Data block
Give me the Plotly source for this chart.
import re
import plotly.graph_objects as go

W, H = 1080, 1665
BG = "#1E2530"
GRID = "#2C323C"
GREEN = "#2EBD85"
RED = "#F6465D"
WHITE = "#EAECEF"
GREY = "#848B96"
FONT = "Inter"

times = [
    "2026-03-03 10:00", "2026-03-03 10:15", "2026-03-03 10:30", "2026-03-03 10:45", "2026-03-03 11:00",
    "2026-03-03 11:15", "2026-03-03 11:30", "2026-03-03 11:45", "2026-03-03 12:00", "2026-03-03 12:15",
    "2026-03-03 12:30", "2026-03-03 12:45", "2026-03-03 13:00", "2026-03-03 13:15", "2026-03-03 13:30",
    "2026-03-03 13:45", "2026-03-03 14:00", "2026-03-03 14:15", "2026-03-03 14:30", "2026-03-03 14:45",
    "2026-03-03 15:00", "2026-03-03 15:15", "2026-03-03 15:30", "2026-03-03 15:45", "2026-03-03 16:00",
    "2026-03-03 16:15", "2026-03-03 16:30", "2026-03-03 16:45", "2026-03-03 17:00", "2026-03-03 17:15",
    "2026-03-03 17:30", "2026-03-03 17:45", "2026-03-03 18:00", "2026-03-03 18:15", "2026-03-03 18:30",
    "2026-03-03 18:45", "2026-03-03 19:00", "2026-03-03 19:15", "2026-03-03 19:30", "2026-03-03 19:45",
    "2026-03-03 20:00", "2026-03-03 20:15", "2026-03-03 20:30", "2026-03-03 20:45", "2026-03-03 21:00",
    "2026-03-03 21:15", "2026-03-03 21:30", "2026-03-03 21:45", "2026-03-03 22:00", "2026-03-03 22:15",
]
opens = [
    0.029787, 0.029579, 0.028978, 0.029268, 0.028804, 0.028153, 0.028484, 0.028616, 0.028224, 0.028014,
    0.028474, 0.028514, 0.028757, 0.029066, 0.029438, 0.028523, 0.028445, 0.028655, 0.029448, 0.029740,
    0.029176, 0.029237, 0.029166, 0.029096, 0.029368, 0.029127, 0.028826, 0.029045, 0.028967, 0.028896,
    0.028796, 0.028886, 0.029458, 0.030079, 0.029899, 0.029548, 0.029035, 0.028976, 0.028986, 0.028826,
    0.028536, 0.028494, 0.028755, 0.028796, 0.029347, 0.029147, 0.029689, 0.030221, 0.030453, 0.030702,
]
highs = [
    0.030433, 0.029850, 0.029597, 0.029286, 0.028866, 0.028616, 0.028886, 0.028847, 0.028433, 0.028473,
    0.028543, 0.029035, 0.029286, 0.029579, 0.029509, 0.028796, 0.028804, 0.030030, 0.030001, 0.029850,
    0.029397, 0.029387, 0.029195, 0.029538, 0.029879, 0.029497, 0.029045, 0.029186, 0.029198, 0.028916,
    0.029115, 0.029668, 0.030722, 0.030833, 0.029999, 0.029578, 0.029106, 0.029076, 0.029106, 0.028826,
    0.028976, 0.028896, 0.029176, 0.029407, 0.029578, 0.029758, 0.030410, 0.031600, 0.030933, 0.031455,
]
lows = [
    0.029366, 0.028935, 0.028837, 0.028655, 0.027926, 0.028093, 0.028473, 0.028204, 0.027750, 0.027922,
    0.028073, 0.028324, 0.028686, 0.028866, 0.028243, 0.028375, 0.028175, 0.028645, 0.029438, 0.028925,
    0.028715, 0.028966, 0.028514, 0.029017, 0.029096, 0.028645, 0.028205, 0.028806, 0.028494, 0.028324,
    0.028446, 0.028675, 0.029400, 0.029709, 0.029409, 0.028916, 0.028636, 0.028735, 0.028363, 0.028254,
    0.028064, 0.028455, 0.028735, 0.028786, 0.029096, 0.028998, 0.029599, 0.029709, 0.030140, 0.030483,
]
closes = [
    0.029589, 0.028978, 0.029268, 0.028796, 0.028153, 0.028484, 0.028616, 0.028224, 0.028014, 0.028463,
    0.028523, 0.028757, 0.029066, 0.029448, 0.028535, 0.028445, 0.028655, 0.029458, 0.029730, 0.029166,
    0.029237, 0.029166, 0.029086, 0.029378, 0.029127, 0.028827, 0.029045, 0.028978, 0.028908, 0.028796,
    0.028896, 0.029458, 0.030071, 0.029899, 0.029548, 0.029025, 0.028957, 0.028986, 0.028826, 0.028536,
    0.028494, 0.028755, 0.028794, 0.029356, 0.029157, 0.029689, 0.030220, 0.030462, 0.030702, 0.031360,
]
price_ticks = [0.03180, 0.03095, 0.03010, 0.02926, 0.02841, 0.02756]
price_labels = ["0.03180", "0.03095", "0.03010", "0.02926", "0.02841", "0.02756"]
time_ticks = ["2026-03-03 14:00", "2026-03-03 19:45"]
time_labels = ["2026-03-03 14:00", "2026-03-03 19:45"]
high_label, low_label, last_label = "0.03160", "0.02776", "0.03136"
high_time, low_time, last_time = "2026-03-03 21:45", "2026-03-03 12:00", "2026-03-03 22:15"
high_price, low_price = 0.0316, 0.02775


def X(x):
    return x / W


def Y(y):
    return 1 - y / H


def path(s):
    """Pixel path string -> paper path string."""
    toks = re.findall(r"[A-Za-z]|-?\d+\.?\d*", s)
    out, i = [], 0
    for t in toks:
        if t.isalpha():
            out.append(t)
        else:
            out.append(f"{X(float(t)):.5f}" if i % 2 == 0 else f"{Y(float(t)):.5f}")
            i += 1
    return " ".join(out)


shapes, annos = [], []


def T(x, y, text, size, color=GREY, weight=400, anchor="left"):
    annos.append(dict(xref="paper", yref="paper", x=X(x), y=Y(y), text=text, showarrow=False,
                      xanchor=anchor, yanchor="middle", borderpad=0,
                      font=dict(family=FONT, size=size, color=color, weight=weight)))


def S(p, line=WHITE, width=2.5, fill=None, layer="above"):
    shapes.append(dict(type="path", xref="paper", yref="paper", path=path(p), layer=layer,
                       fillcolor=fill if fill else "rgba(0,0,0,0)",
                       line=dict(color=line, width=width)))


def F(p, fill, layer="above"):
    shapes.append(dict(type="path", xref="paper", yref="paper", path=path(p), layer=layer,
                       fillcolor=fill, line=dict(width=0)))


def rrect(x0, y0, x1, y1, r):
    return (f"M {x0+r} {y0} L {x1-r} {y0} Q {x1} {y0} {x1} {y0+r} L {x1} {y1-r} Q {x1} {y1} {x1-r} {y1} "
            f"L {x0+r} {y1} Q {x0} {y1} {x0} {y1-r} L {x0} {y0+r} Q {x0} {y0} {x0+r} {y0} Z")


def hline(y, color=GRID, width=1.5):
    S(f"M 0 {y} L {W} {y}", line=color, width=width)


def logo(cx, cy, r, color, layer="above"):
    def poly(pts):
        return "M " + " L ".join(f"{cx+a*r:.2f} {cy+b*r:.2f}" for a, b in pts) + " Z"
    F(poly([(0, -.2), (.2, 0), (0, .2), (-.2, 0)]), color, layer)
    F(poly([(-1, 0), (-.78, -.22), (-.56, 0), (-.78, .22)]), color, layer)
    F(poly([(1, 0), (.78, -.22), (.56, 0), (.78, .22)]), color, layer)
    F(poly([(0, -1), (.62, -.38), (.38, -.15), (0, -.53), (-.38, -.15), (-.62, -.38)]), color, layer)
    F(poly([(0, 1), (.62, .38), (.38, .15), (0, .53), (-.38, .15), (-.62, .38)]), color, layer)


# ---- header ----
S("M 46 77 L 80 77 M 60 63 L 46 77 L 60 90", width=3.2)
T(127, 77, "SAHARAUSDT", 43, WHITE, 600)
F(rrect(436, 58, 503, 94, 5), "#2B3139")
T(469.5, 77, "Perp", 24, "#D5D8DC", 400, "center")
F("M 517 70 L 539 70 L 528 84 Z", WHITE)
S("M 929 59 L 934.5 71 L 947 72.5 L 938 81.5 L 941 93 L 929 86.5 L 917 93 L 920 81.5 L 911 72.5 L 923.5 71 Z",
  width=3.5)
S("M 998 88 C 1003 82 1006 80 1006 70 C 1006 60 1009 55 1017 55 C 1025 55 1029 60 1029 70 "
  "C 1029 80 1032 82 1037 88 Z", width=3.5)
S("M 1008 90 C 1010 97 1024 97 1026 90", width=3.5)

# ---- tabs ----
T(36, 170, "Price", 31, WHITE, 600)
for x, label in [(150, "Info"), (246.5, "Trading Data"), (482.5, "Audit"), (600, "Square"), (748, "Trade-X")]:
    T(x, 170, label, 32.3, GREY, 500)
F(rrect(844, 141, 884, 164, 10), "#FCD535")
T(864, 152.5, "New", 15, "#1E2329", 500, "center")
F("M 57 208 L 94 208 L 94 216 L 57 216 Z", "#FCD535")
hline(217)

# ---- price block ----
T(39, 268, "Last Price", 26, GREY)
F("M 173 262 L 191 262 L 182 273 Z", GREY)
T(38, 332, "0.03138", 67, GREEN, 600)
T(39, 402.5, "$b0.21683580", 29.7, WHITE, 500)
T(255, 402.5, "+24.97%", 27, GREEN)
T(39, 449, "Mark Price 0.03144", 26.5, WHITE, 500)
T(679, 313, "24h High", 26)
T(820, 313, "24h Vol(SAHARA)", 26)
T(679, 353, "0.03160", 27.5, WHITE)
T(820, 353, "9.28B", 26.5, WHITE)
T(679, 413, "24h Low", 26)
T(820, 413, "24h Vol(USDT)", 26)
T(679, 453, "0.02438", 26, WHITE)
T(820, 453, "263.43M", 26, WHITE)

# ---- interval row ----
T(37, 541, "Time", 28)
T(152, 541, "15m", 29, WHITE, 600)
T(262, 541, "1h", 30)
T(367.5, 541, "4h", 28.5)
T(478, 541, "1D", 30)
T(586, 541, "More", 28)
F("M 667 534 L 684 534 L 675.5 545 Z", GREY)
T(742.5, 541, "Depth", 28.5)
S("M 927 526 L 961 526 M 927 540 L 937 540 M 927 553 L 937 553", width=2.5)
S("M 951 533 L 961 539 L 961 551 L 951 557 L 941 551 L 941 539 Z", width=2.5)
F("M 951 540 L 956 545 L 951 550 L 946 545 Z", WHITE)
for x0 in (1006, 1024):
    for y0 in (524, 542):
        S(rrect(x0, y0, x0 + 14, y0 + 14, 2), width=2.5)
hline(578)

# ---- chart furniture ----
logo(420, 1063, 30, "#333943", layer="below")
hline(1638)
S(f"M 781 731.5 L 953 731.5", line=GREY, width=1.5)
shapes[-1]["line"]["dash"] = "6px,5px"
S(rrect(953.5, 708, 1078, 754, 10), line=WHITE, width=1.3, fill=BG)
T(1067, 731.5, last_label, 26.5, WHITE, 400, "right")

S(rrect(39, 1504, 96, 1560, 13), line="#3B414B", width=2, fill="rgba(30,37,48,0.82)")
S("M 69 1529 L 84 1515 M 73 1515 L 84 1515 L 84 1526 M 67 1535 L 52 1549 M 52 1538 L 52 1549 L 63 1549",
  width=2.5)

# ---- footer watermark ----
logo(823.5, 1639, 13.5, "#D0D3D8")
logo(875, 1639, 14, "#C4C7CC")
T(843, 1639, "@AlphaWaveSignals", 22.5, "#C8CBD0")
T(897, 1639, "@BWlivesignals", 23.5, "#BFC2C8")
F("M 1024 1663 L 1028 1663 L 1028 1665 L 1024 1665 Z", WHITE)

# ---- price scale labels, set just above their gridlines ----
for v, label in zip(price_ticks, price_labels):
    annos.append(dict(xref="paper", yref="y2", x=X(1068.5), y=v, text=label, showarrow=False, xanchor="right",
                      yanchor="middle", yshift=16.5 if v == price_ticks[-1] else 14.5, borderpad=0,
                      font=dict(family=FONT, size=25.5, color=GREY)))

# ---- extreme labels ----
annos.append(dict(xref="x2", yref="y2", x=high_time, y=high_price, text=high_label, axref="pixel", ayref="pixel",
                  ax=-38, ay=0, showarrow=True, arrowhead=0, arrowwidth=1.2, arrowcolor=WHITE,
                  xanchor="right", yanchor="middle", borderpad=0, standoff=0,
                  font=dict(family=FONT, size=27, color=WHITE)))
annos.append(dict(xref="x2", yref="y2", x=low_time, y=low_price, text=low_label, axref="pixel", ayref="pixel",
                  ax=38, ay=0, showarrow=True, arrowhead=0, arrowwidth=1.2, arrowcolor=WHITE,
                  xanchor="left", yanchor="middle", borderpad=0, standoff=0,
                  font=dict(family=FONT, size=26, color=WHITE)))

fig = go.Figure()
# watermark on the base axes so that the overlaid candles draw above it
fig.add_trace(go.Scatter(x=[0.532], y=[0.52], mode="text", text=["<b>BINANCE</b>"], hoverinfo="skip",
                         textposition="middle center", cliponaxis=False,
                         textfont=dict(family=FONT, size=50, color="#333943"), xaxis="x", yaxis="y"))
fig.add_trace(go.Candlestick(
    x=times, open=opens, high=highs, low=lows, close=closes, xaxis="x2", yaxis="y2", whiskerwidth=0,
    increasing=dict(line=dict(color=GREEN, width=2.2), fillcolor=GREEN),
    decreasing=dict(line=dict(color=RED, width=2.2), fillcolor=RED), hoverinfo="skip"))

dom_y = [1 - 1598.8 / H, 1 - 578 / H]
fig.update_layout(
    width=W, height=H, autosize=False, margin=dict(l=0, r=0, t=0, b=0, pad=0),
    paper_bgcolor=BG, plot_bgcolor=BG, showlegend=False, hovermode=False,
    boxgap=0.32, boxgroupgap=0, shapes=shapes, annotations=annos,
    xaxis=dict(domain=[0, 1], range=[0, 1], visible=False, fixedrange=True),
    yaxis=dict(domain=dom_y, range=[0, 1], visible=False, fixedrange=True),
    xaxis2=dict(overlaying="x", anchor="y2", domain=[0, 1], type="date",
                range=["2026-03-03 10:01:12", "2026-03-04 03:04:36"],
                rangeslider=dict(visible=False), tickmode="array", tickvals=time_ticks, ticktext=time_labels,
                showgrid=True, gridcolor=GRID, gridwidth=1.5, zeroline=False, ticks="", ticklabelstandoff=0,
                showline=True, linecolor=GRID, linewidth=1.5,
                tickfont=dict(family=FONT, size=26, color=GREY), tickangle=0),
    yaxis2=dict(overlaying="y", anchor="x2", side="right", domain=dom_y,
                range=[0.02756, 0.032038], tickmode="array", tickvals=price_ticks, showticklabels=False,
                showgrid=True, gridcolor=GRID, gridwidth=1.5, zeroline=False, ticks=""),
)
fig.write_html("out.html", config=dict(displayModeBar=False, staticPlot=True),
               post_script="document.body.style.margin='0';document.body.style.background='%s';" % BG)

Stated exercise
Return from the data every line that holds "chart".

Complete output
Give me the Plotly source for this chart.
# ---- chart furniture ----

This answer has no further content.